As you would suspect our car was covered in shaving cream. We were staying in Charlotte that evening before flying out the next morning to Vermont. Just a block from the hotel we stopped to get the car washed. The whole thing was awkward. I should note that on the day we were married it was 70 degrees and sunny, highly unusual for Feb. 1 in Charlotte, NC. A sunny Saturday in Feb. means that everyone in Charlotte will get out and go to the carwash. We were 47th in line.

I got out of the car and went inside the gas station to pay, tux and all. Upon returning to my red Grand Am, littered with wedding confetti and advertising in shaving cream, “Just married” a fine man with a backwoods North Carolina accent approached me, still wearing my tux. Also remember that my new bride is literally filling the front seat and windshield of the Grand Am with her very white wedding dress. The nice North Carolina man asked,

“Did y’all just get married?”

Surprisingly that was not the stupid question.

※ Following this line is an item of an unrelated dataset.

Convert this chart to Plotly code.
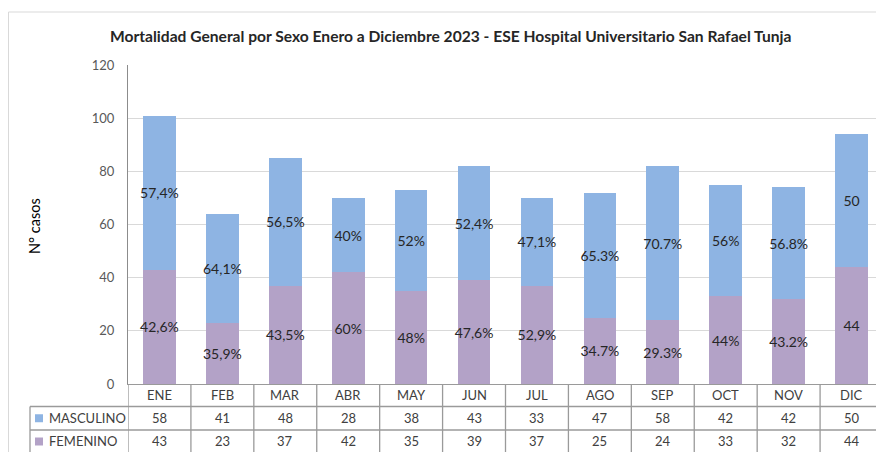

I just smiled, glanced over his shoulder at the wedding decorated car with the happy bride inside and said, “Yes.”

Now for the stupid question,


“Umm, yes, today.”

Our February Vermont honeymoon was awesome. As Southerners we had never seen that much snow. We went on a sleigh ride. We ate Ben and Jerry’s ice cream straight from the factory. We snow shoed at the Von Trap lodge (which was the beginning of my Hollywood musicals education). I almost died in the hot tub. We built a fire. The fire smoked up our cabin. We had waffles everyday for a week. It was great.

Once the honeymoon was over another one began. We were now 20 and 23 years old, a pastor and his new wife at a new church. Wedding honeymoons usually last a week. Sometimes you don’t get much more than that with the church. We would have until the summer before our ministry honeymoon abruptly ended and there was turbulence at Lantana Road.